### Objective
Repeat every entry word for word, skipping the pictures.

### Given records

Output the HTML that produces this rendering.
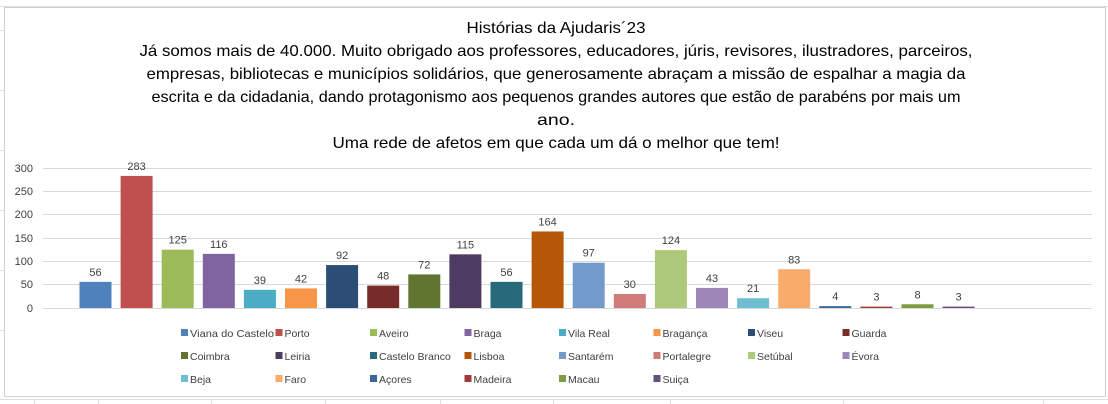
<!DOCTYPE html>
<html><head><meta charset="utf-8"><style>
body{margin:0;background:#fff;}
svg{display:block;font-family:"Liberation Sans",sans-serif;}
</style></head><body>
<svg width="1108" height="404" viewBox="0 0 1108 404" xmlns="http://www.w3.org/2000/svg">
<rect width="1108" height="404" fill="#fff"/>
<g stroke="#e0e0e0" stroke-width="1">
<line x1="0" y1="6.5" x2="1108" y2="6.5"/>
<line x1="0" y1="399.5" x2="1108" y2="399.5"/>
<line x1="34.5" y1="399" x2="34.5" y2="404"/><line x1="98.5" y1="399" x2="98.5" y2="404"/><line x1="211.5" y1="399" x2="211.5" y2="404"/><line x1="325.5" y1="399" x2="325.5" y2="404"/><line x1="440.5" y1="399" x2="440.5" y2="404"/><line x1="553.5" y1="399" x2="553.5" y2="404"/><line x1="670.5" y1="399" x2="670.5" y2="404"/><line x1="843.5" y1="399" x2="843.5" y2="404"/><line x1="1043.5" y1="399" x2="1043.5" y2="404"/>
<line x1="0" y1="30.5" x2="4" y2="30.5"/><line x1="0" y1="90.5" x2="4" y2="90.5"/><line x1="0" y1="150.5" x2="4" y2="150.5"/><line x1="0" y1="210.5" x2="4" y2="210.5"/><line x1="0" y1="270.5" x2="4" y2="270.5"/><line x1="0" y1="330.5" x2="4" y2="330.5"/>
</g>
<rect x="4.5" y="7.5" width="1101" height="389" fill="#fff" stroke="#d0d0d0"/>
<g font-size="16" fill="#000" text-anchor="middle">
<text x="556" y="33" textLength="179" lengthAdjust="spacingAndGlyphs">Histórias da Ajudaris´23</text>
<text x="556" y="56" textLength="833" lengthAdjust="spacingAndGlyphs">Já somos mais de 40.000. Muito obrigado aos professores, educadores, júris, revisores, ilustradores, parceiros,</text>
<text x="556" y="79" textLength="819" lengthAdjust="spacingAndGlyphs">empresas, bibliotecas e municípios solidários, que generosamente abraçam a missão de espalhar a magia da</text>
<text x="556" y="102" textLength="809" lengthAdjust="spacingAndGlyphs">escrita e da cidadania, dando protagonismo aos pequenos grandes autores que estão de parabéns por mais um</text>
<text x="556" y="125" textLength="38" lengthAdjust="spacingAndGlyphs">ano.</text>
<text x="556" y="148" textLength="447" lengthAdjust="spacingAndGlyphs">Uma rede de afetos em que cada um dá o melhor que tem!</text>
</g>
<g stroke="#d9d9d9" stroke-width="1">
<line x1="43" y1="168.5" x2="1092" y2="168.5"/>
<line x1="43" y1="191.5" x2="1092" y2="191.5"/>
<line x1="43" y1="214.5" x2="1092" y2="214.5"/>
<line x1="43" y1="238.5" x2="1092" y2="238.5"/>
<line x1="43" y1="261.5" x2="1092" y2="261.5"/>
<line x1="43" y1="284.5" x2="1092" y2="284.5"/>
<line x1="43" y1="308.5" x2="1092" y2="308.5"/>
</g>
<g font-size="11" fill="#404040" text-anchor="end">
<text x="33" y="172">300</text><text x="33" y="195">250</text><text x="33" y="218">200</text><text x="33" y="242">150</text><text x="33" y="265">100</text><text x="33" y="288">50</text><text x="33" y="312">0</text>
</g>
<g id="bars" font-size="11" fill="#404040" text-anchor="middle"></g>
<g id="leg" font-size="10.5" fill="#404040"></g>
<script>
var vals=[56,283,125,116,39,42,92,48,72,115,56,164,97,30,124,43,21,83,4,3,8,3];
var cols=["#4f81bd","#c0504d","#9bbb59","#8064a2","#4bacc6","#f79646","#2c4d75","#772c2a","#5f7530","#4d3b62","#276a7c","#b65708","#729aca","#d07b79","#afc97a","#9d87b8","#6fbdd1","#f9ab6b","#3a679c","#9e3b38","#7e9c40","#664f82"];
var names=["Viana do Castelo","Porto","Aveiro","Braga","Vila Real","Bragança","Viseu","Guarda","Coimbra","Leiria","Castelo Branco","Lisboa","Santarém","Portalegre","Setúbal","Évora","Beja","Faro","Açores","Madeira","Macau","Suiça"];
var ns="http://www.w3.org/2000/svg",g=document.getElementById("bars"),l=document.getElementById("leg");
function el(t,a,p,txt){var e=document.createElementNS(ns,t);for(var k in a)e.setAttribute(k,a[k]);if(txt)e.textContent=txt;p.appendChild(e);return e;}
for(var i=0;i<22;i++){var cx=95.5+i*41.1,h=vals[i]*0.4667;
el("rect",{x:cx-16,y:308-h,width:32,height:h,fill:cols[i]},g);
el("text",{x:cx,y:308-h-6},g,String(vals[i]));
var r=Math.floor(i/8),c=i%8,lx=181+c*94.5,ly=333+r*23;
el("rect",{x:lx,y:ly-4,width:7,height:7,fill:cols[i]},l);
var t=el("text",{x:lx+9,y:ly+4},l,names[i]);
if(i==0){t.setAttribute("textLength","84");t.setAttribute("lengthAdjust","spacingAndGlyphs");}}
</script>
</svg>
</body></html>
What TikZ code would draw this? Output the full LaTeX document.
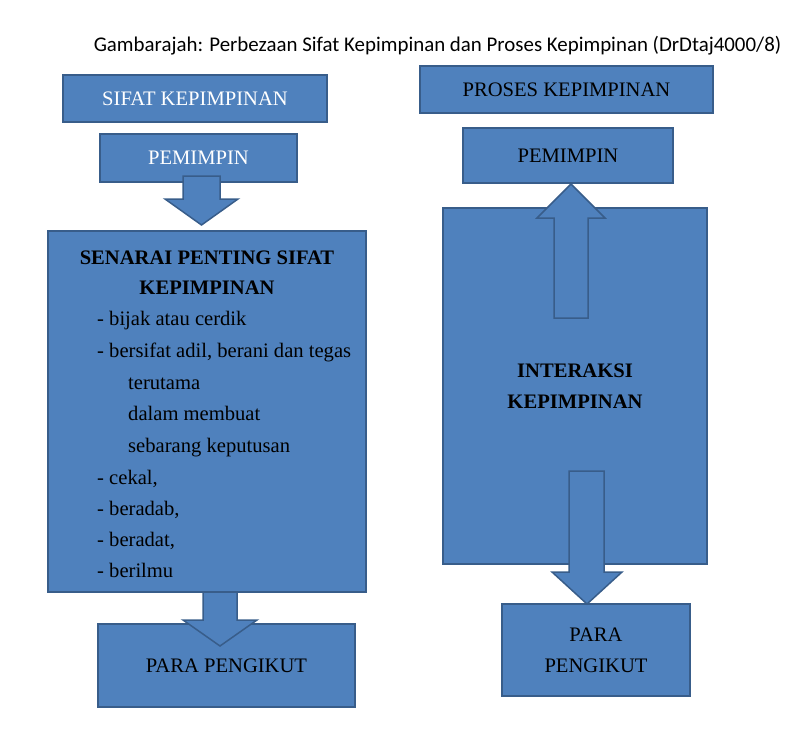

### Response
Output the HTML that produces this rendering.
<!DOCTYPE html>
<html><head><meta charset="utf-8"><style>
body{margin:0;background:#fff;}
svg{display:block;font-family:"Liberation Sans",sans-serif;}
</style></head><body>
<svg width="1108" height="404" viewBox="0 0 1108 404" xmlns="http://www.w3.org/2000/svg">
<rect width="1108" height="404" fill="#fff"/>
<g stroke="#e0e0e0" stroke-width="1">
<line x1="0" y1="6.5" x2="1108" y2="6.5"/>
<line x1="0" y1="399.5" x2="1108" y2="399.5"/>
<line x1="34.5" y1="399" x2="34.5" y2="404"/><line x1="98.5" y1="399" x2="98.5" y2="404"/><line x1="211.5" y1="399" x2="211.5" y2="404"/><line x1="325.5" y1="399" x2="325.5" y2="404"/><line x1="440.5" y1="399" x2="440.5" y2="404"/><line x1="553.5" y1="399" x2="553.5" y2="404"/><line x1="670.5" y1="399" x2="670.5" y2="404"/><line x1="843.5" y1="399" x2="843.5" y2="404"/><line x1="1043.5" y1="399" x2="1043.5" y2="404"/>
<line x1="0" y1="30.5" x2="4" y2="30.5"/><line x1="0" y1="90.5" x2="4" y2="90.5"/><line x1="0" y1="150.5" x2="4" y2="150.5"/><line x1="0" y1="210.5" x2="4" y2="210.5"/><line x1="0" y1="270.5" x2="4" y2="270.5"/><line x1="0" y1="330.5" x2="4" y2="330.5"/>
</g>
<rect x="4.5" y="7.5" width="1101" height="389" fill="#fff" stroke="#d0d0d0"/>
<g font-size="16" fill="#000" text-anchor="middle">
<text x="556" y="33" textLength="179" lengthAdjust="spacingAndGlyphs">Histórias da Ajudaris´23</text>
<text x="556" y="56" textLength="833" lengthAdjust="spacingAndGlyphs">Já somos mais de 40.000. Muito obrigado aos professores, educadores, júris, revisores, ilustradores, parceiros,</text>
<text x="556" y="79" textLength="819" lengthAdjust="spacingAndGlyphs">empresas, bibliotecas e municípios solidários, que generosamente abraçam a missão de espalhar a magia da</text>
<text x="556" y="102" textLength="809" lengthAdjust="spacingAndGlyphs">escrita e da cidadania, dando protagonismo aos pequenos grandes autores que estão de parabéns por mais um</text>
<text x="556" y="125" textLength="38" lengthAdjust="spacingAndGlyphs">ano.</text>
<text x="556" y="148" textLength="447" lengthAdjust="spacingAndGlyphs">Uma rede de afetos em que cada um dá o melhor que tem!</text>
</g>
<g stroke="#d9d9d9" stroke-width="1">
<line x1="43" y1="168.5" x2="1092" y2="168.5"/>
<line x1="43" y1="191.5" x2="1092" y2="191.5"/>
<line x1="43" y1="214.5" x2="1092" y2="214.5"/>
<line x1="43" y1="238.5" x2="1092" y2="238.5"/>
<line x1="43" y1="261.5" x2="1092" y2="261.5"/>
<line x1="43" y1="284.5" x2="1092" y2="284.5"/>
<line x1="43" y1="308.5" x2="1092" y2="308.5"/>
</g>
<g font-size="11" fill="#404040" text-anchor="end">
<text x="33" y="172">300</text><text x="33" y="195">250</text><text x="33" y="218">200</text><text x="33" y="242">150</text><text x="33" y="265">100</text><text x="33" y="288">50</text><text x="33" y="312">0</text>
</g>
<g id="bars" font-size="11" fill="#404040" text-anchor="middle"></g>
<g id="leg" font-size="10.5" fill="#404040"></g>
<script>
var vals=[56,283,125,116,39,42,92,48,72,115,56,164,97,30,124,43,21,83,4,3,8,3];
var cols=["#4f81bd","#c0504d","#9bbb59","#8064a2","#4bacc6","#f79646","#2c4d75","#772c2a","#5f7530","#4d3b62","#276a7c","#b65708","#729aca","#d07b79","#afc97a","#9d87b8","#6fbdd1","#f9ab6b","#3a679c","#9e3b38","#7e9c40","#664f82"];
var names=["Viana do Castelo","Porto","Aveiro","Braga","Vila Real","Bragança","Viseu","Guarda","Coimbra","Leiria","Castelo Branco","Lisboa","Santarém","Portalegre","Setúbal","Évora","Beja","Faro","Açores","Madeira","Macau","Suiça"];
var ns="http://www.w3.org/2000/svg",g=document.getElementById("bars"),l=document.getElementById("leg");
function el(t,a,p,txt){var e=document.createElementNS(ns,t);for(var k in a)e.setAttribute(k,a[k]);if(txt)e.textContent=txt;p.appendChild(e);return e;}
for(var i=0;i<22;i++){var cx=95.5+i*41.1,h=vals[i]*0.4667;
el("rect",{x:cx-16,y:308-h,width:32,height:h,fill:cols[i]},g);
el("text",{x:cx,y:308-h-6},g,String(vals[i]));
var r=Math.floor(i/8),c=i%8,lx=181+c*94.5,ly=333+r*23;
el("rect",{x:lx,y:ly-4,width:7,height:7,fill:cols[i]},l);
var t=el("text",{x:lx+9,y:ly+4},l,names[i]);
if(i==0){t.setAttribute("textLength","84");t.setAttribute("lengthAdjust","spacingAndGlyphs");}}
</script>
</svg>
</body></html>
What TikZ code would draw this? Output the full LaTeX document.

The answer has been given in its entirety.